As I Skyped with family members in Florida and California to share that I had successfully defended my dissertation on World War II-era family separation in the USSR, I appreciated how unfathomable the predicament my historical actors faced – completely losing contact with family members – is to us today. Even as a global crisis compels us to remain at home and limit our interaction with our closest relatives, a panoply of technologies allows us to have virtual movie nights, happy hours, and Passover and Easter celebrations with them.
Soviet citizens caught up in the upheavals of the Second World War were not as fortunate. The Nazi invasion of the USSR in June 1941 uprooted them from their homes as millions were mobilized to serve on the front, evacuated into the Soviet interior, and forcibly displaced to the Third Reich by Nazi forces. Due to this mass displacement, many Soviet citizens completely lost contact with their family members and experienced the conflict as a trial of family separation and uncertainty concerning their relatives’ fate. This state of uncertainty was often temporary; it was resolved with receipt of the news of relatives’ whereabouts or of their death. Yet my research reveals that for tens of thousands of Soviet citizens, wartime family separation was a protracted ordeal. Many struggled for decades to find missing family members, long after the war itself had come to an end.

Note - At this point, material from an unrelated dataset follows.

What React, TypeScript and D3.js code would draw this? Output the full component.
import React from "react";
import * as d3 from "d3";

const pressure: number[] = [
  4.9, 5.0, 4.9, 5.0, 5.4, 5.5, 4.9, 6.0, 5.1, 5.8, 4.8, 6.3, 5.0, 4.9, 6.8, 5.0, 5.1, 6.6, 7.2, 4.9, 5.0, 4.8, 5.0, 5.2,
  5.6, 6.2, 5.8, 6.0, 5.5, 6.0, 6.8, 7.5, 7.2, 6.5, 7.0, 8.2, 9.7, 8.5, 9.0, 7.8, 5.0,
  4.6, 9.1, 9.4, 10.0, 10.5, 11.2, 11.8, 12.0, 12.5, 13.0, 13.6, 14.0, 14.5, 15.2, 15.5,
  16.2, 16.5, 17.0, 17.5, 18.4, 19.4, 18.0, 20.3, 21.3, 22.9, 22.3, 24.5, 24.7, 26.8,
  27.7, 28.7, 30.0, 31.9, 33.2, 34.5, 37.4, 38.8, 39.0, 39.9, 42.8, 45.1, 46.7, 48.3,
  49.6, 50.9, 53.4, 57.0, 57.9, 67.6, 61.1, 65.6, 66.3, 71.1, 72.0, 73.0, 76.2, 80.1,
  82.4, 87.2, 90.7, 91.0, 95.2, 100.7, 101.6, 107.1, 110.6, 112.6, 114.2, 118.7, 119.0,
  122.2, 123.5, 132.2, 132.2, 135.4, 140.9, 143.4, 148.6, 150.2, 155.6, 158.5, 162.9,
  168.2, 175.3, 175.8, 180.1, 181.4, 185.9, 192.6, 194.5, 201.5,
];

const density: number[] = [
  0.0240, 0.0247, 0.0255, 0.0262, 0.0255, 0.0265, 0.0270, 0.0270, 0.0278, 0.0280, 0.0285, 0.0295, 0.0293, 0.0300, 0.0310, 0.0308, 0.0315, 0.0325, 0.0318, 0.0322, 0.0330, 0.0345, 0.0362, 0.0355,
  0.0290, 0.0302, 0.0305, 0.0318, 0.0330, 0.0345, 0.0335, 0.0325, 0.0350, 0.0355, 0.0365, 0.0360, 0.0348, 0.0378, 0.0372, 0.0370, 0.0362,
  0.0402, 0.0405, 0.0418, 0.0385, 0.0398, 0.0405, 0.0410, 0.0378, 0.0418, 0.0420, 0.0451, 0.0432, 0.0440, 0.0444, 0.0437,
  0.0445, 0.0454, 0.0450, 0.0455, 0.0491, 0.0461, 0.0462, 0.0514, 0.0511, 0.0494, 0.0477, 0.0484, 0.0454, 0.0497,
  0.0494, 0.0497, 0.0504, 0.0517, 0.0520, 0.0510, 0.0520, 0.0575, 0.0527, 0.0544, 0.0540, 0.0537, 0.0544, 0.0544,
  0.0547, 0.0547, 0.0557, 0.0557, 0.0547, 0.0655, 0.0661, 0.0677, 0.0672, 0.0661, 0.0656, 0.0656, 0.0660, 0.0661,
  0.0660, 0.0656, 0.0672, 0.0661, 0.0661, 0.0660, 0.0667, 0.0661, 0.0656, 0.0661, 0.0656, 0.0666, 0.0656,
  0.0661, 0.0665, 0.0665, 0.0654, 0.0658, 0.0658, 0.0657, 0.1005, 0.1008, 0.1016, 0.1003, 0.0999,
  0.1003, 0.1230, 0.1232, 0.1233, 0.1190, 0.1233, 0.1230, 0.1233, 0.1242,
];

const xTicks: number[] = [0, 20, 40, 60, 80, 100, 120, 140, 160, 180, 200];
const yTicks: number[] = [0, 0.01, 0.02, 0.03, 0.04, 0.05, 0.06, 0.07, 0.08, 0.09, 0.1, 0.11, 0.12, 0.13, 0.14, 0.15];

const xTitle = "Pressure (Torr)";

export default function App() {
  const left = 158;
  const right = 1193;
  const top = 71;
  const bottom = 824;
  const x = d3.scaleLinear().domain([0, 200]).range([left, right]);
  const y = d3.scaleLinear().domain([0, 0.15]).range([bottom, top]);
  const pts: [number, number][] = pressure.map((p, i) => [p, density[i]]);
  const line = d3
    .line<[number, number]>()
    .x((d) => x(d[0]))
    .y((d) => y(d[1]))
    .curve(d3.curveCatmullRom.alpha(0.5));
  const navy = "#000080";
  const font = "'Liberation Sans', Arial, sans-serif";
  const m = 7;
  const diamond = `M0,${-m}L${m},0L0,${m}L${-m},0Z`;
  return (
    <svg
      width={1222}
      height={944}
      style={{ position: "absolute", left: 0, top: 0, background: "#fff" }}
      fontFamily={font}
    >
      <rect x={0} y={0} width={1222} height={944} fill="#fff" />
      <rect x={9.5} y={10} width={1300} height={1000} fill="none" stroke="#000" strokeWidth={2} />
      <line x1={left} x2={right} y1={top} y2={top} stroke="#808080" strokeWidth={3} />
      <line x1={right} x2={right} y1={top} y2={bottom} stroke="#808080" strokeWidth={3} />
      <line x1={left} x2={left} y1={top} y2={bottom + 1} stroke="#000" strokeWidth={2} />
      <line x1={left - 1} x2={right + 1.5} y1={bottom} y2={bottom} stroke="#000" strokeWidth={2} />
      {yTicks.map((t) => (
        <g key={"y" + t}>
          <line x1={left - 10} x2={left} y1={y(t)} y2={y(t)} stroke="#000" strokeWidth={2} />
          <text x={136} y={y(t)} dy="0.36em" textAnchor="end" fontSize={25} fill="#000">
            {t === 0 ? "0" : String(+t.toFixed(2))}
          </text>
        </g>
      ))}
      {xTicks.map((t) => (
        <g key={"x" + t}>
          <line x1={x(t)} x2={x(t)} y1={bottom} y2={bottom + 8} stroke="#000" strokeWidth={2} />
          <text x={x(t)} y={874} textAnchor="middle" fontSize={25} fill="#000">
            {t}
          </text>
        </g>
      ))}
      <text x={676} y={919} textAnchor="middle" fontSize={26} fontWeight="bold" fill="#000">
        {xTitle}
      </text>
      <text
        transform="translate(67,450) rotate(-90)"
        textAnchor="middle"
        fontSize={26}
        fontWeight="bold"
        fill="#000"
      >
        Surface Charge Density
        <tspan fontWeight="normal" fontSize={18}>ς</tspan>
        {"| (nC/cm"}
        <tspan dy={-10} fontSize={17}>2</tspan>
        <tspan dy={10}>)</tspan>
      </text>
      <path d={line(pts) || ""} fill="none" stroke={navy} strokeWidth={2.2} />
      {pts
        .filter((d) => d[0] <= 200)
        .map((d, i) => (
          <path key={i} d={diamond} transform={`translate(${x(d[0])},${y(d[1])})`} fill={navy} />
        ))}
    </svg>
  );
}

My research explores how, in an age before cell phones and social media, Soviet citizens tried to find family members lost in war. While some sought their relatives through informal networks of distant family members, friends, and acquaintances, many appealed to the Soviet regime for assistance to locate missing kin. In the midst of extensive wartime devastation – the conflict ultimately left approximately 27 million Soviet citizens dead and 25 million homeless – Soviet authorities managed to help war-torn families. The Kremlin established a wartime radio program dedicated to helping evacuees in the Soviet interior and military personnel at the front re-establish contact with family members. Soviet authorities also established a wartime tracing bureau which collected data on over 7 million evacuees, received tracing inquiries concerning 17 million citizens from 1941 to 1947, and established the whereabouts of over 3 million of them.

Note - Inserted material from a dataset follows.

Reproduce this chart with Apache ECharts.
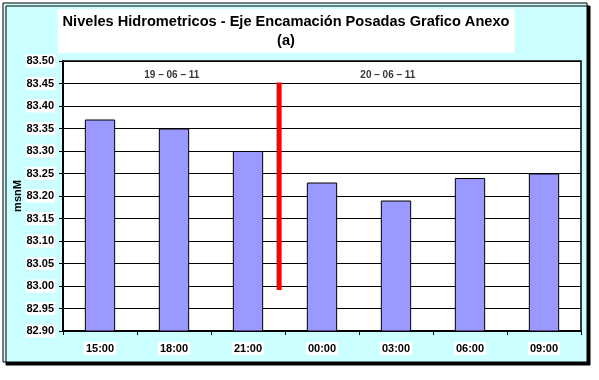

The USSR thus managed to marshal its pre-war surveillance and propaganda infrastructure to help citizens find family members lost in war. Yet, my research reveals that once the war was over, the Kremlin ultimately prioritized reuniting displaced Soviet citizens with overarching Soviet society, rather than with their biological relatives. While recent research has illuminated how Western and Central European officials endeavored to reunite biological families to rehabilitate war-devastated nations, the Kremlin focused on reconstituting war-fractured Soviet society. It also championed that a shared Soviet identity could supersede the kinship ties torn asunder by the conflict and thereby suggested that the ideal Soviet family was not necessarily tied by blood, but bound by a shared commitment to the Soviet Motherland.
Despite the Kremlin’s assurances that overarching Soviet society could replace lost kin, Soviet citizens persisted in their efforts to find lost family members in the decades after the war’s end. Due to their dogged efforts and the advocacy of a renowned children’s poet Agniia Barto, a novel radio program, To Find a Person, was established in 1965 to help wartime orphans in their 20s and 30s trace any of their surviving family members. As many of them lost their family when they were young children and did not remember their basic biographical information, such as their birthplace and birthdate, their parents’ names, and even their own names, the program broadcast their distinctive childhood memories which had the potential to be recognized by surviving relatives. While many wartime orphans remembered their relatives and longed to be reunited with them, others sought surviving kin in order to “find themselves,” uncover their family origins, and determine their proper place in Soviet society.
The persistent search for relatives in the decades after the war suggests that many Soviet citizens believed that kinship ties were in fact the ties that bind. Yet over the course of my research, I have found some evidence that the official idealization of a supranational Soviet identity may have actually helped citizens cope with the devastating wartime losses. I plan to conduct further research to better understand the gamut of popular responses to the Kremlin’s idealization of “the great Soviet family” in a postwar landscape dominated by families irrevocably broken by total war.